We have had mixed views this week on Reliance Industries. There was an upgrade news with regards to possible spending post debt reduction, but there is a huge overhang on the debt reduction front. Is there any scope of an upside in RIL in the near term?
Clearly debt reduction and an expected deal seems to be the trigger right now. The market has also started to give a huge thumbs up in terms of Jio. They have done a lot of capex which probably would start showing results after sometime. That is where the telecom business would come into picture where they are grabbing market share and subscriber additions which has started to happen in the Jio Fiber business is also something that the street is watching out for.

The markets from here on would do well. These are the leaders -- a couple of banks along with Reliance. In a very street-smart way, if the market is going to go up from here, I think Reliance needs to participate and whether it can carry out debt reduction in 18 months or 24 months is debatable but if the debt is reduced, the stock would get premium valuations. With a long term view of two-three years, it should be a candidate for accumulation on dips.
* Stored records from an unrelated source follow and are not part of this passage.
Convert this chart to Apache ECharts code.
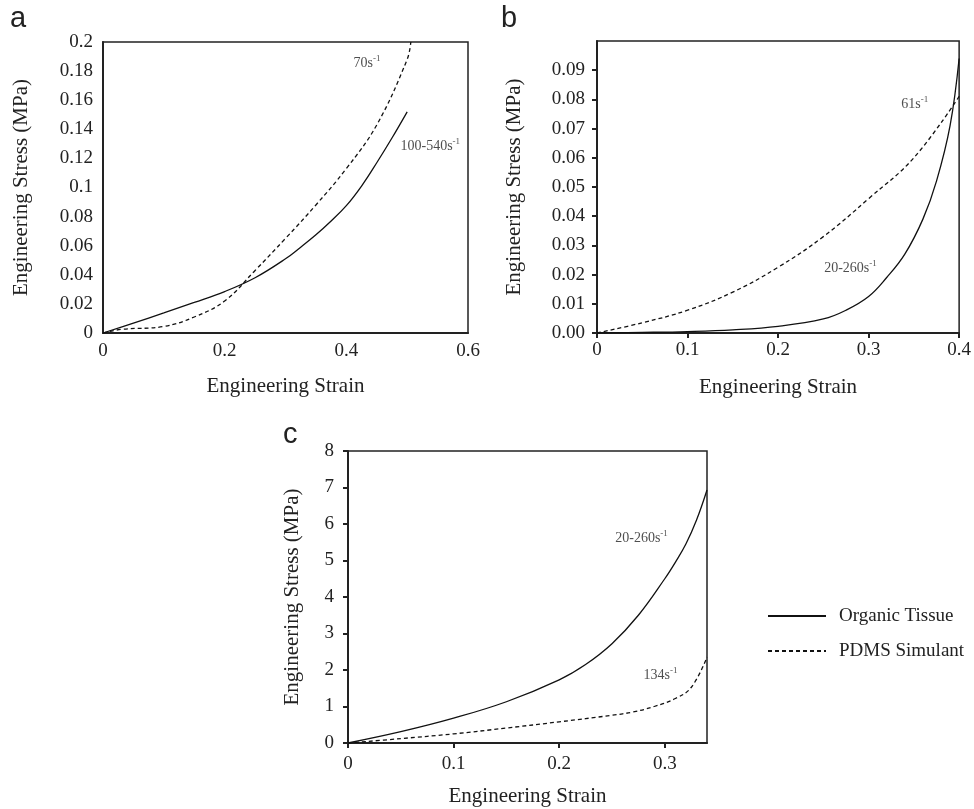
<!DOCTYPE html>
<html>
<head>
<meta charset="utf-8">
<script src="https://cdn.jsdelivr.net/npm/echarts@6/dist/echarts.min.js"></script>
<style>
  html, body { margin: 0; padding: 0; background: #fff; }
  #chart { width: 974px; height: 809px; }
</style>
</head>
<body>
<div id="chart"></div>
<script>
// Panel a: tissue vs. simulant (stress in MPa against engineering strain)
const strainA_tissue = [0, 0.05, 0.1, 0.15, 0.2, 0.25, 0.3, 0.325, 0.35, 0.375, 0.4, 0.425, 0.45, 0.475, 0.5];
const stressA_tissue = [0, 0.0068, 0.0138, 0.021, 0.0285, 0.038, 0.051, 0.059, 0.0675, 0.077, 0.0875, 0.101, 0.117, 0.134, 0.152];
const strainA_pdms = [0, 0.03, 0.1, 0.15, 0.2, 0.25, 0.3, 0.35, 0.4, 0.45, 0.5, 0.506];
const stressA_pdms = [0, 0.0025, 0.0045, 0.011, 0.022, 0.043, 0.065, 0.088, 0.113, 0.143, 0.188, 0.2];

// Panel b
const strainB_tissue = [0, 0.05, 0.1, 0.15, 0.2, 0.25, 0.275, 0.3, 0.32, 0.34, 0.36, 0.375, 0.39, 0.4];
const stressB_tissue = [0, 0.0002, 0.0005, 0.0011, 0.0023, 0.0048, 0.0078, 0.0125, 0.019, 0.027, 0.039, 0.052, 0.071, 0.094];
const strainB_pdms = [0, 0.05, 0.1, 0.15, 0.2, 0.25, 0.3, 0.35, 0.4];
const stressB_pdms = [0, 0.0035, 0.0078, 0.014, 0.0225, 0.033, 0.046, 0.060, 0.081];

// Panel c
const strainC_tissue = [0, 0.05, 0.1, 0.15, 0.2, 0.225, 0.25, 0.275, 0.3, 0.31, 0.32, 0.33, 0.34];
const stressC_tissue = [0, 0.31, 0.68, 1.13, 1.73, 2.15, 2.72, 3.5, 4.5, 4.95, 5.45, 6.1, 6.93];
const strainC_pdms = [0, 0.05, 0.1, 0.15, 0.2, 0.25, 0.27, 0.29, 0.31, 0.325, 0.34];
const stressC_pdms = [0, 0.12, 0.25, 0.41, 0.58, 0.76, 0.85, 1.0, 1.22, 1.52, 2.35];

// Tick values for panel c's strain axis
const ticksC_x = [0, 0.1, 0.2, 0.3];

// Strain-rate annotations: [panel index, strain, stress, rate text]
const rateLabels = [
  [0, 0.434, 0.186, '70s'],
  [0, 0.538, 0.129, '100-540s'],
  [1, 0.351, 0.0788, '61s'],
  [1, 0.280, 0.0226, '20-260s'],
  [2, 0.278, 5.64, '20-260s'],
  [2, 0.296, 1.89, '134s']
];

const SERIF = 'Liberation Serif, Times New Roman, serif';
const SANS = 'Liberation Sans, Arial, sans-serif';
const INK = '#222';
const TISSUE = 'Organic Tissue';
const PDMS = 'PDMS Simulant';

function pairs(xs, ys) { return xs.map((x, i) => [x, ys[i]]); }

const chart = echarts.init(document.getElementById('chart'), null, { renderer: 'canvas' });

const axisLineStyle = { lineStyle: { color: INK, width: 2 } };
const tickStyle = { show: true, length: 5, inside: false, lineStyle: { color: INK, width: 2 } };
const labelStyle = { color: INK, fontFamily: SERIF, fontSize: 19 };
const nameStyle = { color: INK, fontFamily: SERIF, fontSize: 21 };

const grids = [
  { left: 103, top: 42, width: 365, height: 291 },
  { left: 597, top: 41, width: 366, height: 292 },
  { left: 348, top: 451, width: 359, height: 292 }
].map(g => Object.assign(g, { show: true, borderColor: INK, borderWidth: 1.5, backgroundColor: 'transparent', containLabel: false }));

const xAxes = [
  {
    gridIndex: 0, type: 'value', min: 0, max: 0.6, interval: 0.2,
    axisLine: axisLineStyle, axisTick: { show: false }, splitLine: { show: false },
    axisLabel: Object.assign({ margin: 9 }, labelStyle),
    name: 'Engineering Strain', nameLocation: 'middle', nameGap: 43, nameTextStyle: nameStyle
  },
  {
    gridIndex: 1, type: 'value', min: 0, max: 0.4, interval: 0.1,
    axisLine: axisLineStyle, axisTick: tickStyle, splitLine: { show: false },
    axisLabel: Object.assign({ margin: 8 }, labelStyle),
    name: 'Engineering Strain', nameLocation: 'middle', nameGap: 44, nameTextStyle: nameStyle
  },
  {
    gridIndex: 2, type: 'value', min: 0, max: 0.34, interval: 0.1,
    axisLine: axisLineStyle,
    axisTick: Object.assign({ customValues: ticksC_x }, tickStyle),
    splitLine: { show: false },
    axisLabel: Object.assign({ margin: 12, customValues: ticksC_x }, labelStyle),
    name: 'Engineering Strain', nameLocation: 'middle', nameGap: 43, nameTextStyle: nameStyle
  }
];

const yAxes = [
  {
    gridIndex: 0, type: 'value', min: 0, max: 0.2, interval: 0.02,
    axisLine: axisLineStyle, axisTick: { show: false }, splitLine: { show: false },
    axisLabel: Object.assign({ margin: 10 }, labelStyle),
    name: 'Engineering Stress (MPa)', nameLocation: 'middle', nameGap: 71, nameTextStyle: nameStyle
  },
  {
    gridIndex: 1, type: 'value', min: 0, max: 0.1, interval: 0.01,
    axisLine: axisLineStyle, axisTick: tickStyle, splitLine: { show: false },
    axisLabel: Object.assign({ margin: 12, showMaxLabel: false, formatter: v => v.toFixed(2) }, labelStyle),
    name: 'Engineering Stress (MPa)', nameLocation: 'middle', nameGap: 72, nameTextStyle: nameStyle
  },
  {
    gridIndex: 2, type: 'value', min: 0, max: 8, interval: 1,
    axisLine: axisLineStyle, axisTick: tickStyle, splitLine: { show: false },
    axisLabel: Object.assign({ margin: 14 }, labelStyle),
    name: 'Engineering Stress (MPa)', nameLocation: 'middle', nameGap: 45, nameTextStyle: nameStyle
  }
];

function curve(name, idx, xs, ys, dashed) {
  return {
    name: name, type: 'line', xAxisIndex: idx, yAxisIndex: idx,
    data: pairs(xs, ys), symbol: 'none', showSymbol: false,
    smooth: 0.4, silent: true,
    lineStyle: { color: '#111', width: 1.3, type: dashed ? [4, 3] : 'solid' },
    itemStyle: { color: '#111' }
  };
}

// Rate labels ride on invisible scatter points
const annotationSeries = [0, 1, 2].map(idx => ({
  type: 'scatter', xAxisIndex: idx, yAxisIndex: idx, symbolSize: 0, silent: true,
  data: rateLabels.filter(r => r[0] === idx).map(r => ({ value: [r[1], r[2]], txt: r[3] })),
  label: {
    show: true, position: 'inside',
    formatter: p => '{t|' + p.data.txt + '}{s|-1}',
    rich: {
      t: { fontFamily: SERIF, fontSize: 14, color: INK, verticalAlign: 'bottom', lineHeight: 16 },
      s: { fontFamily: SERIF, fontSize: 9, color: INK, verticalAlign: 'top', lineHeight: 16 }
    }
  }
}));

const option = {
  backgroundColor: '#fff',
  animation: false,
  grid: grids,
  xAxis: xAxes,
  yAxis: yAxes,
  legend: {
    orient: 'vertical', left: 762, top: 601,
    data: [TISSUE, PDMS],
    itemWidth: 58, itemHeight: 14, itemGap: 15,
    itemStyle: { opacity: 0 },
    textStyle: { fontFamily: SERIF, fontSize: 19, color: INK, lineHeight: 20, padding: [0, 0, 0, 8] },
    selectedMode: false
  },
  graphic: [
    { type: 'text', left: 10, top: 4, style: { text: 'a', font: '29px ' + SANS, fill: INK } },
    { type: 'text', left: 501, top: 4, style: { text: 'b', font: '29px ' + SANS, fill: INK } },
    { type: 'text', left: 283, top: 420, style: { text: 'c', font: '29px ' + SANS, fill: INK } }
  ],
  series: [
    curve(TISSUE, 0, strainA_tissue, stressA_tissue, false),
    curve(PDMS, 0, strainA_pdms, stressA_pdms, true),
    curve(TISSUE, 1, strainB_tissue, stressB_tissue, false),
    curve(PDMS, 1, strainB_pdms, stressB_pdms, true),
    curve(TISSUE, 2, strainC_tissue, stressC_tissue, false),
    curve(PDMS, 2, strainC_pdms, stressC_pdms, true)
  ].concat(annotationSeries)
};

chart.setOption(option);
</script>
</body>
</html>
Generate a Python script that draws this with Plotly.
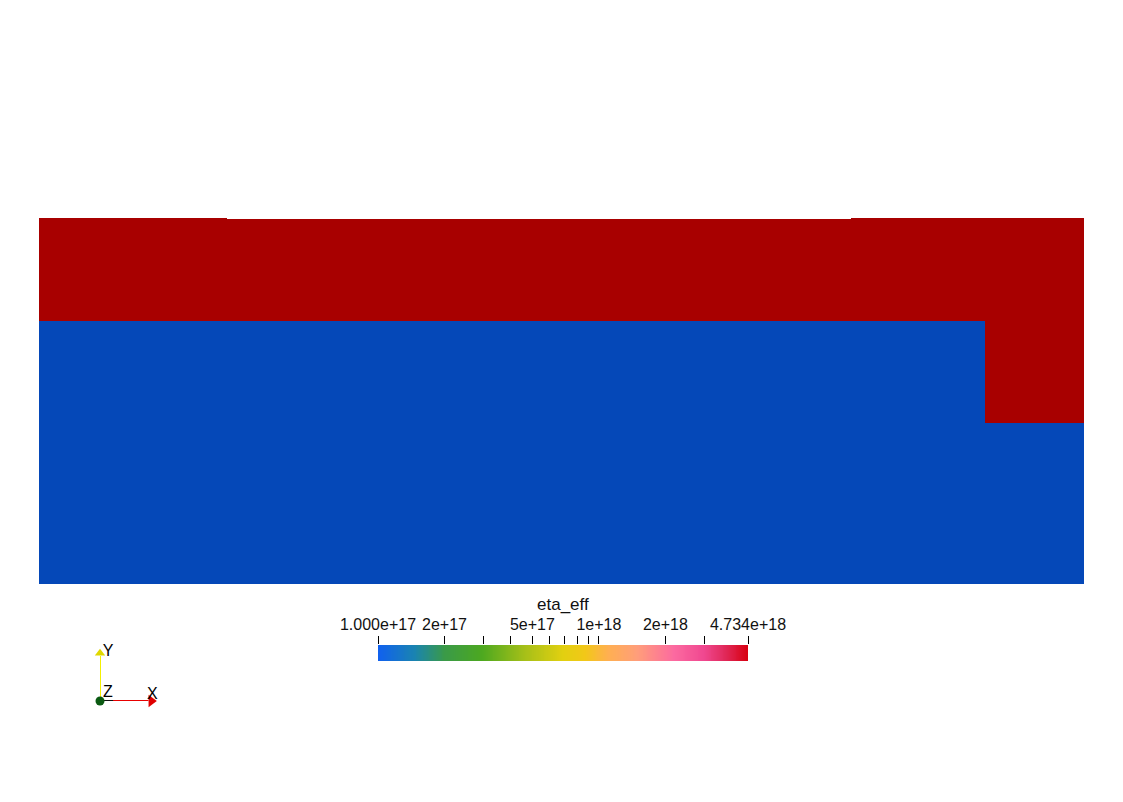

Are you telling your clients to buy ITC?
We look at a lot of companies and their 10-year, 5-year and 3-year performances. We look at revenue growth, PAT growth and EBITDA growth of these companies. Simultaneously, if these companies have grown 12-15-20%, we see whether the market cap of this company has also shown simultaneous jump or more than that. That is where we would be interested in wealth creation. We find that ITC does not tick a lot of these boxes except for dividend yield which could turn out to be 4-5%. India is not such a dividend yield market, it is more of a growth market.

We are more bullish on companies like Dabur; Marico, Britannia and Nestle, which would always be expensive if you compare it to ITC but they are not like to like businesses. ITC trades at half the valuation or in fact less than half of HUL. It deserves a bit of re-rating but to be very fair, we have not bought it in our portfolios as yet.

From an investment perspective, are OMCs an attractive bet or are they at best just a trading play?
That depends upon the news flow in the market and we ourselves have never got into this type of stocks which are PSUs and also cyclicals. The dependence is more or less on the crude part and that is also impacted by negative or positive news flows. If the divestment of BPCL is what the street believes in, there will be a bit of a rerating on the cards. But it would be a more speculative set of news. We would avoid the oil marketing space at this point.